A violent crackdown on unrest in the days following the disputed poll saw thousands of people detained, and hundreds beaten by police. The EU and the US have refused to recognise Mr Lukashenko’s new term.
The president’s press office said participants had agreed to keep the four-and-a-half-hour conversation “secret”.
However, a photo posted by the press service shows Mr Lukashenko sitting at a table with 11 political figures, all of whom look pale and unsmiling.
Among them is Viktor Babaryko, a banker who was initially seen as Mr Lukashenko’s strongest rival in the election, but was barred from running and jailed in July.
Liliya Vlasova, a lawyer and member of the opposition’s Coordination Council, is also in the photo, as is Vitali Shkliarov, a Belarusian-American strategist who worked on US Senator Bernie Sanders’ presidential campaign.
A short video clip shared by the press service also shows Mr Lukashenko saying to the group: “I am trying to convince not only your supporters but the whole of society that we need to look at thinks more broadly.”
Apparently referring to the ongoing protests, he added: “You can’t rewrite the constitution on the streets.” At the end of the clip the opponents are seen laughing at something, but the sound is muted.
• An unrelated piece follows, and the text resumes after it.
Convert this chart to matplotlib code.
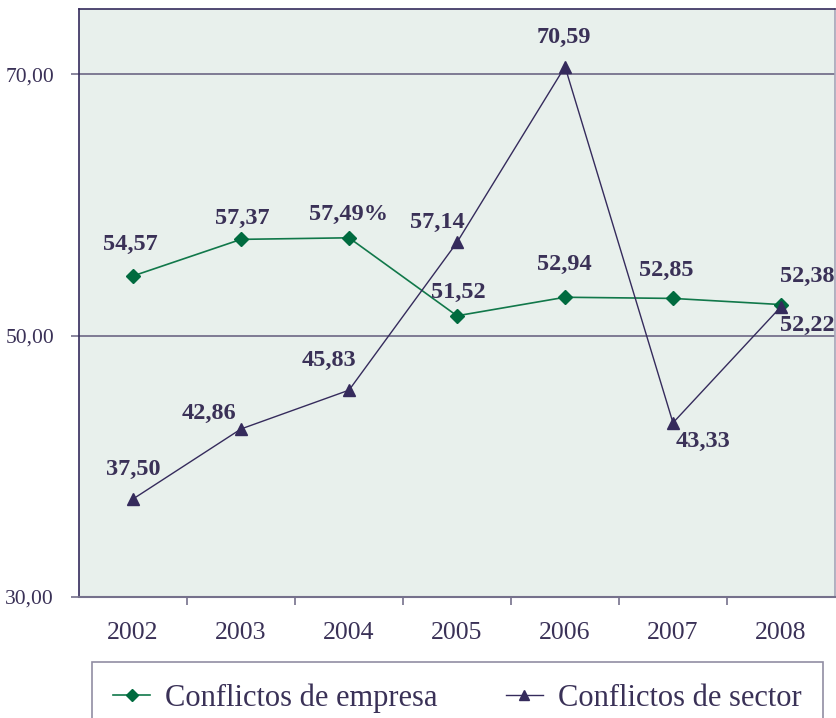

The president’s main rival Svetlana Tikhanovskaya [ pictured below ]- who is currently in exile in Lithuania – later wrote on social media that Mr Lukashenko had “acknowledged the existence of political prisoners whom he used to call criminals”.
But she then added: “You can’t have dialogue in a prison cell.”
Pavel Latushko, a former ambassador to France who joined the Coordination Council and was pressured to leave the country, also posted about the meeting on social media.
He said that by entering a dialogue with those he had put behind bars, Mr Lukashenko had shown weakness.